BERLIN (Reuters) - German Chancellor Angela Merkel said on Tuesday the build-up of migrants and refugees at Greece's northern border showed Europe needed to find a common solution to the crisis at an EU summit next week and reinstate the Schengen free travel zone.
"The pictures show us clearly every day that there is a need for talks," Merkel told reporters after meeting Croatian Prime Minister Tihomir Oreskovic in Berlin, adding she was in regular contact with Greece's prime minister.
"We need to deal with the difficult situation in Greece and ... return to the Schengen system as soon as possible."
Migrants have become stranded in Greece after Austria and countries along the Balkans migration route imposed restrictions on their borders, limiting the numbers able to cross. Many of the migrants hope to reach Germany.

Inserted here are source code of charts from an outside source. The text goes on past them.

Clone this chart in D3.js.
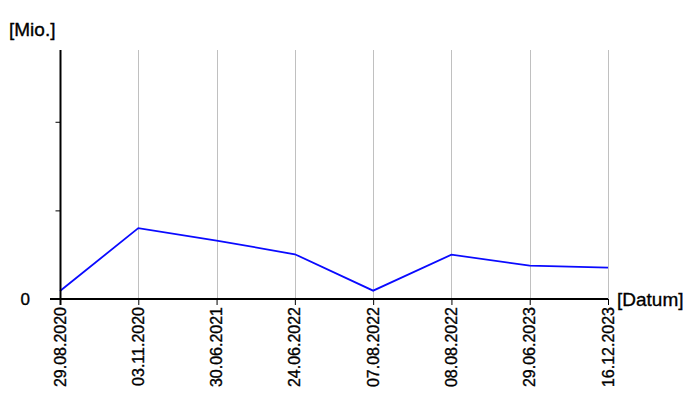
<!DOCTYPE html>
<html><head><meta charset="utf-8">
<script src="https://cdn.jsdelivr.net/npm/d3@7"></script>
<style>body{margin:0;background:#fff}text{font-family:Arial,"Liberation Sans",sans-serif;fill:#000;stroke:#000;stroke-width:0.35px}</style>
</head><body><svg id="c" width="700" height="400"></svg>
<script>
const categories = ["29.08.2020","03.11.2020","30.06.2021","24.06.2022","07.08.2022","08.08.2022","29.06.2023","16.12.2023"];
const values = [0.09, 0.80, 0.66, 0.505, 0.094, 0.50, 0.376, 0.354];
const yTicks = [0, 1, 2];
const yTickLabels = ["0", "", ""];
const yLabel = "[Mio.]";
const xLabel = "[Datum]";

const svg = d3.select("#c");
const x = d3.scalePoint().domain(categories).range([60, 608]);
const y = d3.scaleLinear().domain([0, 2.81]).range([299, 50]);

// gridlines
svg.append("g").selectAll("line").data(categories).join("line")
  .attr("x1", d => Math.round(x(d)) + 0.5).attr("x2", d => Math.round(x(d)) + 0.5)
  .attr("y1", y(2.81)).attr("y2", y(0))
  .attr("stroke", "#c0c0c0").attr("stroke-width", 1);

// line
svg.append("path").datum(values)
  .attr("fill", "none").attr("stroke", "#0a0aff").attr("stroke-width", 1.8)
  .attr("d", d3.line().x((d, i) => x(categories[i])).y(d => y(d)));

// y axis
const ya = svg.append("g").attr("transform", "translate(60.5,0)")
  .call(d3.axisLeft(y).tickValues(yTicks.slice(1)).tickSize(5).tickFormat(""));
ya.select(".domain").remove();
ya.selectAll(".tick line").attr("stroke", "#000");
svg.append("line").attr("x1", 60.5).attr("x2", 60.5).attr("y1", y(2.81)).attr("y2", 305)
  .attr("stroke", "#000").attr("stroke-width", 2);

// x axis
const xa = svg.append("g").attr("transform", "translate(0,299)")
  .call(d3.axisBottom(x).tickSize(6).tickFormat(""));
xa.select(".domain").remove();
xa.selectAll(".tick line").attr("stroke", "#000").attr("stroke-width", 1);
svg.append("line").attr("x1", 50).attr("x2", 608).attr("y1", 299).attr("y2", 299)
  .attr("stroke", "#000").attr("stroke-width", 2);

// x tick labels rotated
svg.append("g").selectAll("text").data(categories).join("text")
  .attr("transform", d => `translate(${x(d) + 5.5},307) rotate(-90)`)
  .attr("text-anchor", "end").attr("font-size", 16).text(d => d);

// y tick label 0
svg.append("text").attr("x", 30).attr("y", y(yTicks[0]) + 5.5).attr("text-anchor", "end")
  .attr("font-size", 17).text(yTickLabels[0]);

svg.append("text").attr("x", 9).attr("y", 36).attr("font-size", 19).text(yLabel);
svg.append("text").attr("x", 617).attr("y", 306).attr("font-size", 19).text(xLabel);
</script></body></html>
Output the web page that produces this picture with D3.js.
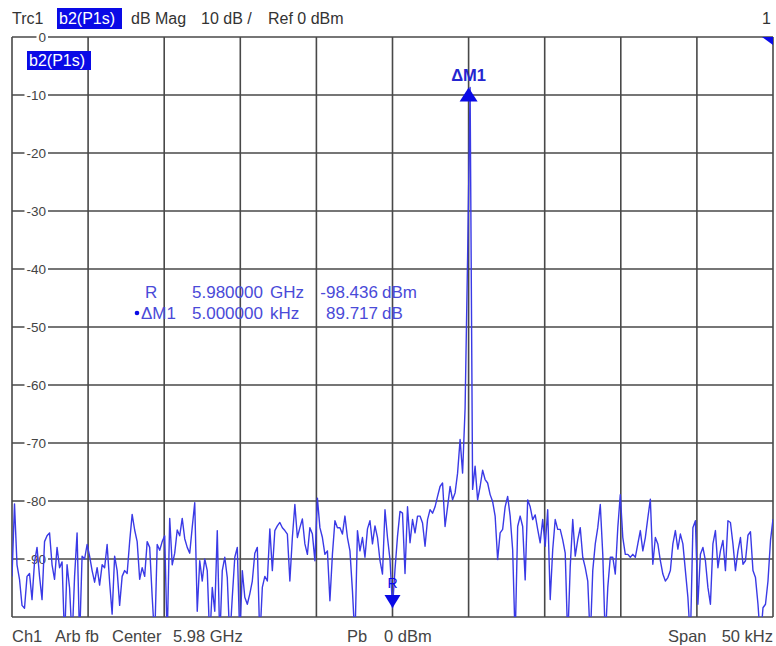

Macedonian police fired tear gas to disperse hundreds of migrants who stormed the border from Greece on Monday, tearing down a metal gate.
Merkel opposes the border restrictions and she, and senior EU officials, have said the suspension of the Schengen passport-free travel zone, one of the pillars of European Union integration, could lead to its collapse.
The restrictions imposed by Austria and other countries have also angered Greece, where an estimated 22,000 migrants and refugees were trapped on Monday and a minister warned the figure could reach 70,000 in the coming weeks.
On Tuesday, Merkel rejected suggestions that the situation on Greece's northern border was similar to that in Budapest last year when Hungary closed the main train station in the capital leaving thousands of migrants stranded. The stand-off ended after the German government intervened to allow about 25,000 migrants to board trains to Austria and Germany.
Asked if she would repeat that if migrants on the Greek-Macedonian border asked for help, Merkel said: "There is actually no right that a refugee can say 'I want to receive asylum in this specific EU state'."
She said the situation was not comparable given that systems to process refugees, who are fleeing war and poverty in the Middle East, North Africa, Afghanistan and elsewhere, had been set up in Greece, the first EU country they arrive into, mainly on boats from Turkey.
Merkel said the EU should help Greece deal with the influx.
Financial experts in Merkel's ruling coalition urged all EU states to agree a financial aid package for Greece, whose public finances were strained even before the migrant crisis.